Main Focus
- Relationship between music and science
- Media Studies
- Sound Studies
- Mobility and cultural encounter
- Music of the seventeenth and eighteenth centuries
Research project
Die visuelle Welt der frühneuzeitlichen Akustik, 1660–1718
Publications (Selection)
- “Unbelievably Hard Work: Marin Mersenne’s Harmonie Universelle at the Printer”, in Early Printed Music and Material Culture in Central and Western Europe, ed. by Andrea Lindmayr-Brandl and Grantley Macdonald, London 2021, pp. 231–244.
- “The Echo in Early Acoustics: Between the Natural World and the Academy”, Sound Studies: An Interdisciplinary Journal, 6, 2 (2020), pp. 196–214.

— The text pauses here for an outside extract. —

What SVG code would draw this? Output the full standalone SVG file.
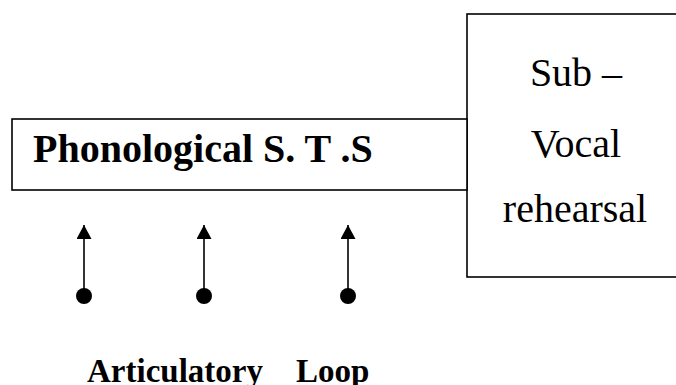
<svg xmlns="http://www.w3.org/2000/svg" width="676" height="385" viewBox="0 0 676 385">
  <style>
    .box { fill: #ffffff; stroke: #000000; stroke-width: 1.6; }
    .label { font-family: "Liberation Serif", "Times New Roman", serif; font-size: 40px; fill: #000000; }
    .bold { font-weight: bold; }
    .caption { font-size: 33px; }
    .link { stroke: #000000; stroke-width: 1.6; fill: none; }
  </style>
  <defs>
    <marker id="arrowHead" viewBox="0 0 14 15" refX="14" refY="7.5" markerWidth="14" markerHeight="15" markerUnits="userSpaceOnUse" orient="auto">
      <path d="M0,0 L14,7.5 L0,15 Z" fill="#000000"/>
    </marker>
  </defs>

  <rect width="676" height="385" fill="#ffffff"/>

  <!-- rehearsal box, open past the right edge -->
  <g id="sub-vocal">
    <rect class="box" x="467" y="14" width="220" height="263"/>
    <text class="label" x="576" y="86" text-anchor="middle">Sub –</text>
    <text class="label" x="576" y="157" text-anchor="middle">Vocal</text>
    <text class="label" x="575" y="222" text-anchor="middle">rehearsal</text>
  </g>

  <!-- store box -->
  <g id="phonological-sts">
    <rect class="box" x="12" y="119" width="455" height="71"/>
    <text class="label bold" x="33" y="162">Phonological S. T .S</text>
  </g>

  <!-- upward arrows from dots -->
  <g id="connectors">
    <line class="link" x1="84" y1="296" x2="84" y2="225" marker-end="url(#arrowHead)"/>
    <circle cx="84" cy="296" r="8"/>
    <line class="link" x1="204" y1="296" x2="204" y2="225" marker-end="url(#arrowHead)"/>
    <circle cx="204" cy="296" r="8"/>
    <line class="link" x1="348" y1="296" x2="348" y2="225" marker-end="url(#arrowHead)"/>
    <circle cx="348" cy="296" r="8"/>
  </g>

  <g id="caption">
    <text class="label bold caption" x="87" y="382">Articulatory</text>
    <text class="label bold caption" x="296" y="382">Loop</text>
  </g>
</svg>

- (Ed. with mit Viktoria Tkaczyk) “Sonic Things: Knowledge Formation in Flux,” Sound Studies: An Interdisciplinary Journal, 6, 2 (2020).
Curriculum Vitae
Leendert van der Miesen has studied Musicology and Art Studies at the University of Amsterdam and went on to do his PhD in musicology at the Humboldt University of Berlin. His PhD project “Harmonies at Work: Marin Mersenne and the Study of Music in the Early Modern Period” dealt with the French scholar and music theorist Marin Mersenne (1588–1648) and his circle, investigating the production of new research tools, practices, and materials in musical and acoustical discourse in the early seventeenth century. He has conducted his research within the Berlin Collaborative Research Centre 980: Episteme in Motion and was a predoctoral fellow and guest researcher at the Max Planck Institute for the History of Science. Together with Viktoria Tkaczyk he edited a special issue of Sound Studies: An Interdisciplinary Journal entitled “Sonic Things: Knowledge Formation in Flux” on the relationships between sound, materiality, and knowledge. He has published on music printing, acoustical experiments, and echoes.